§ **Task prompt**:
Restate the whole listing exactly.

━━ Records supplied

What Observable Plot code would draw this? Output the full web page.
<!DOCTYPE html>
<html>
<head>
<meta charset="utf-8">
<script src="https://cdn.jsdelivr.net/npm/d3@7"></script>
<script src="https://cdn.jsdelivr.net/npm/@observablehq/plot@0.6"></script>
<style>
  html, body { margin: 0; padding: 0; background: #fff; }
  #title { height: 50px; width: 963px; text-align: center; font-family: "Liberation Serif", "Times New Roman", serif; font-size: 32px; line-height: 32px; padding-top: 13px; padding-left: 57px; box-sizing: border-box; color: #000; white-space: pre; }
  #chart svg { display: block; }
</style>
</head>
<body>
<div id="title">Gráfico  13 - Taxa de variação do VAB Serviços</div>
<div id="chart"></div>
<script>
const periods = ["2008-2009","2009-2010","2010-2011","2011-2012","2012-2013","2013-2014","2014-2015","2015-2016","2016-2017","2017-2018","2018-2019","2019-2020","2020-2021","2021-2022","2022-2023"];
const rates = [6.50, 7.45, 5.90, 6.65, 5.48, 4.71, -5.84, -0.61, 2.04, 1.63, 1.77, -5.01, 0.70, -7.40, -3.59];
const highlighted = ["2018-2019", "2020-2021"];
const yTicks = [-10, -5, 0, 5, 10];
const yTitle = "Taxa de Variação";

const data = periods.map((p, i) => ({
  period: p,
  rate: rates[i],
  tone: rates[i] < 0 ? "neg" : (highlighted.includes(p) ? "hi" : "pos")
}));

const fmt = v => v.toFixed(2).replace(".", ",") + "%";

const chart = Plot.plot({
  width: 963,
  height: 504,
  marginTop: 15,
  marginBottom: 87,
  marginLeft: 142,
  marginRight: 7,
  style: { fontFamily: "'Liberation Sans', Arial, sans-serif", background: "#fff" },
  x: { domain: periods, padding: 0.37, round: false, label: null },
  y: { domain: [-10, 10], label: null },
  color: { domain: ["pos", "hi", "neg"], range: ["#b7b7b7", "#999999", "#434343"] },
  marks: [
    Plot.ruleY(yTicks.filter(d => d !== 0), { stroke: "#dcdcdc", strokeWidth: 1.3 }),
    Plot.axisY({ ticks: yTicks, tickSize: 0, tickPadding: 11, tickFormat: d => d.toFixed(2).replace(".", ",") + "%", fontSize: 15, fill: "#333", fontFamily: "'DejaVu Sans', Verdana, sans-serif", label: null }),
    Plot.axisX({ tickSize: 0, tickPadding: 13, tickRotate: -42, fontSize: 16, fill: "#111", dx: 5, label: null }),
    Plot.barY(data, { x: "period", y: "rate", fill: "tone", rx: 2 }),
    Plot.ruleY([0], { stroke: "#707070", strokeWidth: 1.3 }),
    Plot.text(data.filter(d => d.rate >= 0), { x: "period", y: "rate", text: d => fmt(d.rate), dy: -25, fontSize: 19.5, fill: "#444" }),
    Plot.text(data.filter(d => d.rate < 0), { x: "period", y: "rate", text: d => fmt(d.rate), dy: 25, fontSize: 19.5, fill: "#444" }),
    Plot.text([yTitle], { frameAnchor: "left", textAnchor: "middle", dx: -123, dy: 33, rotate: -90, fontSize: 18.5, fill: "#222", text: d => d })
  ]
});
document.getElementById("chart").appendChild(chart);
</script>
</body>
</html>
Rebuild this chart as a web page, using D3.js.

━━━━

§ **Correct response**:
What Observable Plot code would draw this? Output the full web page.
<!DOCTYPE html>
<html>
<head>
<meta charset="utf-8">
<script src="https://cdn.jsdelivr.net/npm/d3@7"></script>
<script src="https://cdn.jsdelivr.net/npm/@observablehq/plot@0.6"></script>
<style>
  html, body { margin: 0; padding: 0; background: #fff; }
  #title { height: 50px; width: 963px; text-align: center; font-family: "Liberation Serif", "Times New Roman", serif; font-size: 32px; line-height: 32px; padding-top: 13px; padding-left: 57px; box-sizing: border-box; color: #000; white-space: pre; }
  #chart svg { display: block; }
</style>
</head>
<body>
<div id="title">Gráfico  13 - Taxa de variação do VAB Serviços</div>
<div id="chart"></div>
<script>
const periods = ["2008-2009","2009-2010","2010-2011","2011-2012","2012-2013","2013-2014","2014-2015","2015-2016","2016-2017","2017-2018","2018-2019","2019-2020","2020-2021","2021-2022","2022-2023"];
const rates = [6.50, 7.45, 5.90, 6.65, 5.48, 4.71, -5.84, -0.61, 2.04, 1.63, 1.77, -5.01, 0.70, -7.40, -3.59];
const highlighted = ["2018-2019", "2020-2021"];
const yTicks = [-10, -5, 0, 5, 10];
const yTitle = "Taxa de Variação";

const data = periods.map((p, i) => ({
  period: p,
  rate: rates[i],
  tone: rates[i] < 0 ? "neg" : (highlighted.includes(p) ? "hi" : "pos")
}));

const fmt = v => v.toFixed(2).replace(".", ",") + "%";

const chart = Plot.plot({
  width: 963,
  height: 504,
  marginTop: 15,
  marginBottom: 87,
  marginLeft: 142,
  marginRight: 7,
  style: { fontFamily: "'Liberation Sans', Arial, sans-serif", background: "#fff" },
  x: { domain: periods, padding: 0.37, round: false, label: null },
  y: { domain: [-10, 10], label: null },
  color: { domain: ["pos", "hi", "neg"], range: ["#b7b7b7", "#999999", "#434343"] },
  marks: [
    Plot.ruleY(yTicks.filter(d => d !== 0), { stroke: "#dcdcdc", strokeWidth: 1.3 }),
    Plot.axisY({ ticks: yTicks, tickSize: 0, tickPadding: 11, tickFormat: d => d.toFixed(2).replace(".", ",") + "%", fontSize: 15, fill: "#333", fontFamily: "'DejaVu Sans', Verdana, sans-serif", label: null }),
    Plot.axisX({ tickSize: 0, tickPadding: 13, tickRotate: -42, fontSize: 16, fill: "#111", dx: 5, label: null }),
    Plot.barY(data, { x: "period", y: "rate", fill: "tone", rx: 2 }),
    Plot.ruleY([0], { stroke: "#707070", strokeWidth: 1.3 }),
    Plot.text(data.filter(d => d.rate >= 0), { x: "period", y: "rate", text: d => fmt(d.rate), dy: -25, fontSize: 19.5, fill: "#444" }),
    Plot.text(data.filter(d => d.rate < 0), { x: "period", y: "rate", text: d => fmt(d.rate), dy: 25, fontSize: 19.5, fill: "#444" }),
    Plot.text([yTitle], { frameAnchor: "left", textAnchor: "middle", dx: -123, dy: 33, rotate: -90, fontSize: 18.5, fill: "#222", text: d => d })
  ]
});
document.getElementById("chart").appendChild(chart);
</script>
</body>
</html>
Rebuild this chart as a web page, using D3.js.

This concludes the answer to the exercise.